> _Work to complete_
Skip the pictures. Repeat everything else in the records word for word.

** begin Given records **

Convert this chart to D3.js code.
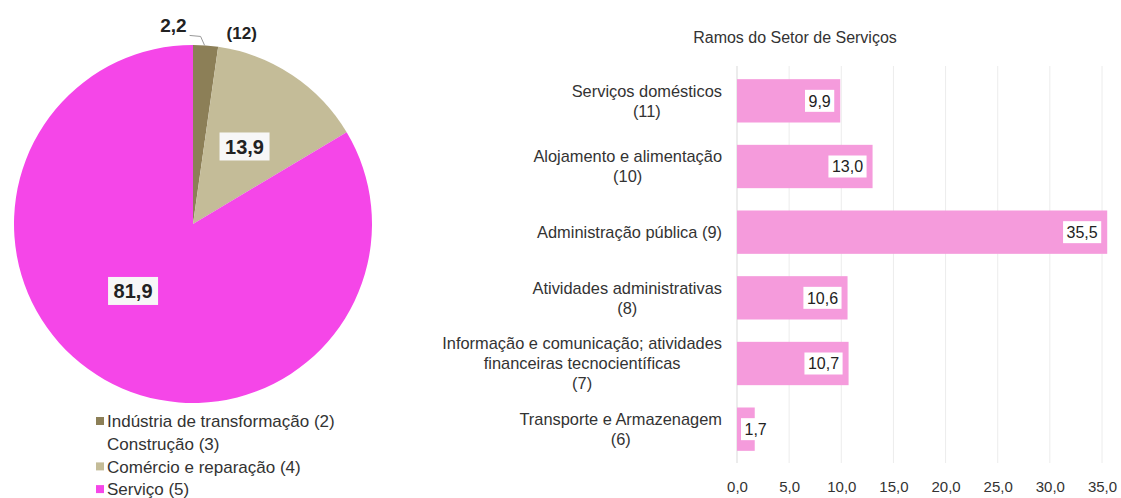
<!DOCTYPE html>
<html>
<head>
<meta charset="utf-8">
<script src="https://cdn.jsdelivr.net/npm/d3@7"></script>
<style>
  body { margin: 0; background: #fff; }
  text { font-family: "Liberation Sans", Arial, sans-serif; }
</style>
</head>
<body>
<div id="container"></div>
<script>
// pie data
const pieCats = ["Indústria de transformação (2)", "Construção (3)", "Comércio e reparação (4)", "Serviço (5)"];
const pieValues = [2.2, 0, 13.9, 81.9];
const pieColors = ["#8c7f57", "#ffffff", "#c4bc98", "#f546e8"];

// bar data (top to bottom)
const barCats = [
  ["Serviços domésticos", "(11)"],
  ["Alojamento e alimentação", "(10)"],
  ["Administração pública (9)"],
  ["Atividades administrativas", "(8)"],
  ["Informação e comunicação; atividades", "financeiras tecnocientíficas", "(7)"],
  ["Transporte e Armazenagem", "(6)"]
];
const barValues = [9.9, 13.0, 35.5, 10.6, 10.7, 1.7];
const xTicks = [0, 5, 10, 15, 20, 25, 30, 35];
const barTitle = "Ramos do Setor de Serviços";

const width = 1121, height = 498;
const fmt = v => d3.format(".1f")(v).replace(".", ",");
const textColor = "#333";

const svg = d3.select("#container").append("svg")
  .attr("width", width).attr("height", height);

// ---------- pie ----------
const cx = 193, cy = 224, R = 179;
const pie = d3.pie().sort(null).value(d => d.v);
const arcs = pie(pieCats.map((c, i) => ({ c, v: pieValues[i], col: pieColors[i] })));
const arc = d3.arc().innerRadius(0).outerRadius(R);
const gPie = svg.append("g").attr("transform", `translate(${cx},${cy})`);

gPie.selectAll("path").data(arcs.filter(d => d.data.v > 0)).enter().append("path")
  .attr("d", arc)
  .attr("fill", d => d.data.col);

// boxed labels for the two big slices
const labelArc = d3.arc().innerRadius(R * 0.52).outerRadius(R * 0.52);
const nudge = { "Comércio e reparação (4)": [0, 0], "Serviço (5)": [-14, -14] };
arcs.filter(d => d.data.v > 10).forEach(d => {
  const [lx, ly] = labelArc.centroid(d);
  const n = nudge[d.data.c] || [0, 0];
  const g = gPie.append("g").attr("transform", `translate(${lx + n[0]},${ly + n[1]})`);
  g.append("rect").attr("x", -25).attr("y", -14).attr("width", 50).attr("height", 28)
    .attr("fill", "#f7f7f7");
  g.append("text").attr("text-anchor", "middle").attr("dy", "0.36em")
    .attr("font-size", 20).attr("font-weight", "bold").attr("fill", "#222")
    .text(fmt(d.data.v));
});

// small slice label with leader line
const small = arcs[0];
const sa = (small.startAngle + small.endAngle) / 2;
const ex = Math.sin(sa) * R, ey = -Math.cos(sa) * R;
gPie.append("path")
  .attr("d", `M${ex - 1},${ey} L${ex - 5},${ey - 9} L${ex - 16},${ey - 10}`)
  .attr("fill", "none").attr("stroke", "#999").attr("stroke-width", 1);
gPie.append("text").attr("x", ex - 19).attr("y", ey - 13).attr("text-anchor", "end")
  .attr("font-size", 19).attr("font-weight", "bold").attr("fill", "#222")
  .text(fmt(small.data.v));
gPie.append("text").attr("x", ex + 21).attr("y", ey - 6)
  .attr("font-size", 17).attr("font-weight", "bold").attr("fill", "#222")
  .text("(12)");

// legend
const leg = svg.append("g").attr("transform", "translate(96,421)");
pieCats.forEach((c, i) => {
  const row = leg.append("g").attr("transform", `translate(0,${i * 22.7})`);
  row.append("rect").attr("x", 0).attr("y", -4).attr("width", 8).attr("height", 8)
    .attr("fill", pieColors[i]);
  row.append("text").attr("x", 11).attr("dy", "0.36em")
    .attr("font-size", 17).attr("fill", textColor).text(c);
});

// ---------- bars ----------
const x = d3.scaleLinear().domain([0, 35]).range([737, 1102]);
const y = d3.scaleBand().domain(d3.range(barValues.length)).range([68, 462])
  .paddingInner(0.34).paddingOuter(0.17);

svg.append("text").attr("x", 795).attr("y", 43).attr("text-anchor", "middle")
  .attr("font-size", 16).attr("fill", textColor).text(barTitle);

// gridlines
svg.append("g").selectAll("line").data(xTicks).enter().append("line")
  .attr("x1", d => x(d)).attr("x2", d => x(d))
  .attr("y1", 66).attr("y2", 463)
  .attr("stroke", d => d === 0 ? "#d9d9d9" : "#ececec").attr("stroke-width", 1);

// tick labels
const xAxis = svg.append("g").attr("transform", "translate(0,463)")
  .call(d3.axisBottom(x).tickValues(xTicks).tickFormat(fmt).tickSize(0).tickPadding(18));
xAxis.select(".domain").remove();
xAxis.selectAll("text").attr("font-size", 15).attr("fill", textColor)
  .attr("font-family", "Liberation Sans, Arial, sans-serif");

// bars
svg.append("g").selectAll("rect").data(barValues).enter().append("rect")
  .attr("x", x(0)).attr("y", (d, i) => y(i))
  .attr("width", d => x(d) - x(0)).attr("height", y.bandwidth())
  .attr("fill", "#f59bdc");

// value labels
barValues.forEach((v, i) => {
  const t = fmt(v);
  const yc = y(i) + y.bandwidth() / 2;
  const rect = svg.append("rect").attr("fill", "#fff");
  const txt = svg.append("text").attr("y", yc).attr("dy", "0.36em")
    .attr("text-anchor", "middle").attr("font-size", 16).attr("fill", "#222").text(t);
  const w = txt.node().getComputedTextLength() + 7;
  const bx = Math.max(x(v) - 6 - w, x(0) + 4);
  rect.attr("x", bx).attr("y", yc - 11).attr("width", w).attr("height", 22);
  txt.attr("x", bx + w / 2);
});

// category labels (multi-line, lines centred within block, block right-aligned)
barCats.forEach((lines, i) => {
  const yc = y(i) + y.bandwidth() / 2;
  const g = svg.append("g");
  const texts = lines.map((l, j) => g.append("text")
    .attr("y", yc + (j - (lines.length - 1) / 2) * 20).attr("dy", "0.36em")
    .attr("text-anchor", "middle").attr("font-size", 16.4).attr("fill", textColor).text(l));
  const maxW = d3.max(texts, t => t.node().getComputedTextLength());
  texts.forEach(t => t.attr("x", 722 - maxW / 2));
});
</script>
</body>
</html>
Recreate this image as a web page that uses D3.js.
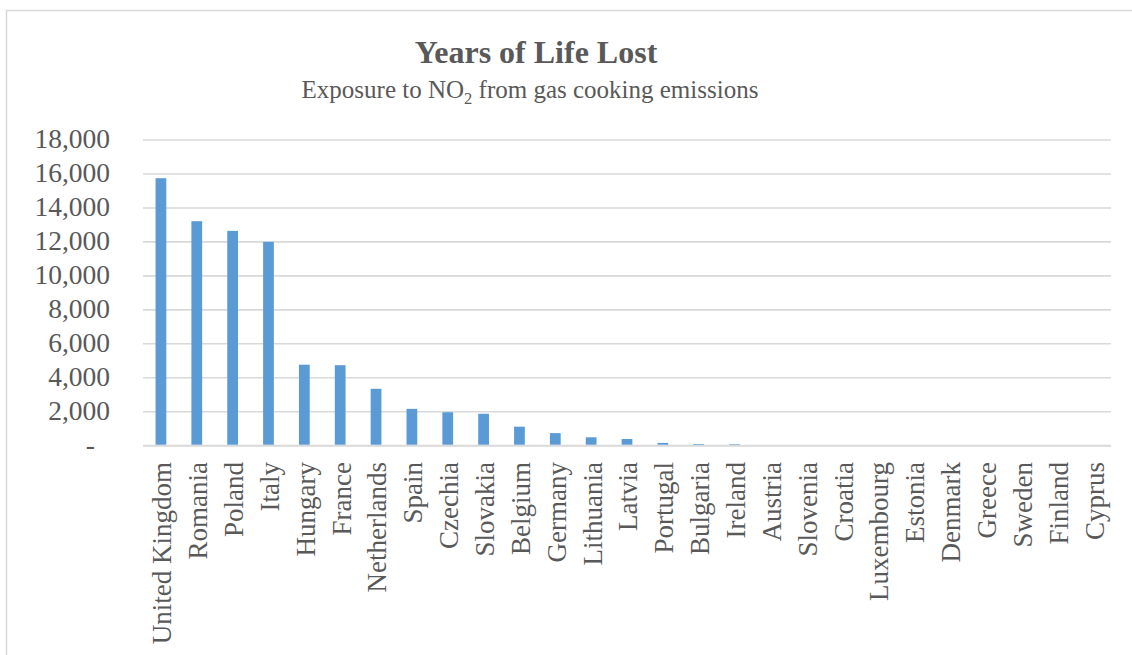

** end Given records **

> _Exercise result_
Convert this chart to D3.js code.
<!DOCTYPE html>
<html>
<head>
<meta charset="utf-8">
<script src="https://cdn.jsdelivr.net/npm/d3@7"></script>
<style>
  body { margin: 0; background: #fff; }
  text { font-family: "Liberation Sans", Arial, sans-serif; }
</style>
</head>
<body>
<div id="container"></div>
<script>
// pie data
const pieCats = ["Indústria de transformação (2)", "Construção (3)", "Comércio e reparação (4)", "Serviço (5)"];
const pieValues = [2.2, 0, 13.9, 81.9];
const pieColors = ["#8c7f57", "#ffffff", "#c4bc98", "#f546e8"];

// bar data (top to bottom)
const barCats = [
  ["Serviços domésticos", "(11)"],
  ["Alojamento e alimentação", "(10)"],
  ["Administração pública (9)"],
  ["Atividades administrativas", "(8)"],
  ["Informação e comunicação; atividades", "financeiras tecnocientíficas", "(7)"],
  ["Transporte e Armazenagem", "(6)"]
];
const barValues = [9.9, 13.0, 35.5, 10.6, 10.7, 1.7];
const xTicks = [0, 5, 10, 15, 20, 25, 30, 35];
const barTitle = "Ramos do Setor de Serviços";

const width = 1121, height = 498;
const fmt = v => d3.format(".1f")(v).replace(".", ",");
const textColor = "#333";

const svg = d3.select("#container").append("svg")
  .attr("width", width).attr("height", height);

// ---------- pie ----------
const cx = 193, cy = 224, R = 179;
const pie = d3.pie().sort(null).value(d => d.v);
const arcs = pie(pieCats.map((c, i) => ({ c, v: pieValues[i], col: pieColors[i] })));
const arc = d3.arc().innerRadius(0).outerRadius(R);
const gPie = svg.append("g").attr("transform", `translate(${cx},${cy})`);

gPie.selectAll("path").data(arcs.filter(d => d.data.v > 0)).enter().append("path")
  .attr("d", arc)
  .attr("fill", d => d.data.col);

// boxed labels for the two big slices
const labelArc = d3.arc().innerRadius(R * 0.52).outerRadius(R * 0.52);
const nudge = { "Comércio e reparação (4)": [0, 0], "Serviço (5)": [-14, -14] };
arcs.filter(d => d.data.v > 10).forEach(d => {
  const [lx, ly] = labelArc.centroid(d);
  const n = nudge[d.data.c] || [0, 0];
  const g = gPie.append("g").attr("transform", `translate(${lx + n[0]},${ly + n[1]})`);
  g.append("rect").attr("x", -25).attr("y", -14).attr("width", 50).attr("height", 28)
    .attr("fill", "#f7f7f7");
  g.append("text").attr("text-anchor", "middle").attr("dy", "0.36em")
    .attr("font-size", 20).attr("font-weight", "bold").attr("fill", "#222")
    .text(fmt(d.data.v));
});

// small slice label with leader line
const small = arcs[0];
const sa = (small.startAngle + small.endAngle) / 2;
const ex = Math.sin(sa) * R, ey = -Math.cos(sa) * R;
gPie.append("path")
  .attr("d", `M${ex - 1},${ey} L${ex - 5},${ey - 9} L${ex - 16},${ey - 10}`)
  .attr("fill", "none").attr("stroke", "#999").attr("stroke-width", 1);
gPie.append("text").attr("x", ex - 19).attr("y", ey - 13).attr("text-anchor", "end")
  .attr("font-size", 19).attr("font-weight", "bold").attr("fill", "#222")
  .text(fmt(small.data.v));
gPie.append("text").attr("x", ex + 21).attr("y", ey - 6)
  .attr("font-size", 17).attr("font-weight", "bold").attr("fill", "#222")
  .text("(12)");

// legend
const leg = svg.append("g").attr("transform", "translate(96,421)");
pieCats.forEach((c, i) => {
  const row = leg.append("g").attr("transform", `translate(0,${i * 22.7})`);
  row.append("rect").attr("x", 0).attr("y", -4).attr("width", 8).attr("height", 8)
    .attr("fill", pieColors[i]);
  row.append("text").attr("x", 11).attr("dy", "0.36em")
    .attr("font-size", 17).attr("fill", textColor).text(c);
});

// ---------- bars ----------
const x = d3.scaleLinear().domain([0, 35]).range([737, 1102]);
const y = d3.scaleBand().domain(d3.range(barValues.length)).range([68, 462])
  .paddingInner(0.34).paddingOuter(0.17);

svg.append("text").attr("x", 795).attr("y", 43).attr("text-anchor", "middle")
  .attr("font-size", 16).attr("fill", textColor).text(barTitle);

// gridlines
svg.append("g").selectAll("line").data(xTicks).enter().append("line")
  .attr("x1", d => x(d)).attr("x2", d => x(d))
  .attr("y1", 66).attr("y2", 463)
  .attr("stroke", d => d === 0 ? "#d9d9d9" : "#ececec").attr("stroke-width", 1);

// tick labels
const xAxis = svg.append("g").attr("transform", "translate(0,463)")
  .call(d3.axisBottom(x).tickValues(xTicks).tickFormat(fmt).tickSize(0).tickPadding(18));
xAxis.select(".domain").remove();
xAxis.selectAll("text").attr("font-size", 15).attr("fill", textColor)
  .attr("font-family", "Liberation Sans, Arial, sans-serif");

// bars
svg.append("g").selectAll("rect").data(barValues).enter().append("rect")
  .attr("x", x(0)).attr("y", (d, i) => y(i))
  .attr("width", d => x(d) - x(0)).attr("height", y.bandwidth())
  .attr("fill", "#f59bdc");

// value labels
barValues.forEach((v, i) => {
  const t = fmt(v);
  const yc = y(i) + y.bandwidth() / 2;
  const rect = svg.append("rect").attr("fill", "#fff");
  const txt = svg.append("text").attr("y", yc).attr("dy", "0.36em")
    .attr("text-anchor", "middle").attr("font-size", 16).attr("fill", "#222").text(t);
  const w = txt.node().getComputedTextLength() + 7;
  const bx = Math.max(x(v) - 6 - w, x(0) + 4);
  rect.attr("x", bx).attr("y", yc - 11).attr("width", w).attr("height", 22);
  txt.attr("x", bx + w / 2);
});

// category labels (multi-line, lines centred within block, block right-aligned)
barCats.forEach((lines, i) => {
  const yc = y(i) + y.bandwidth() / 2;
  const g = svg.append("g");
  const texts = lines.map((l, j) => g.append("text")
    .attr("y", yc + (j - (lines.length - 1) / 2) * 20).attr("dy", "0.36em")
    .attr("text-anchor", "middle").attr("font-size", 16.4).attr("fill", textColor).text(l));
  const maxW = d3.max(texts, t => t.node().getComputedTextLength());
  texts.forEach(t => t.attr("x", 722 - maxW / 2));
});
</script>
</body>
</html>
Recreate this image as a web page that uses D3.js.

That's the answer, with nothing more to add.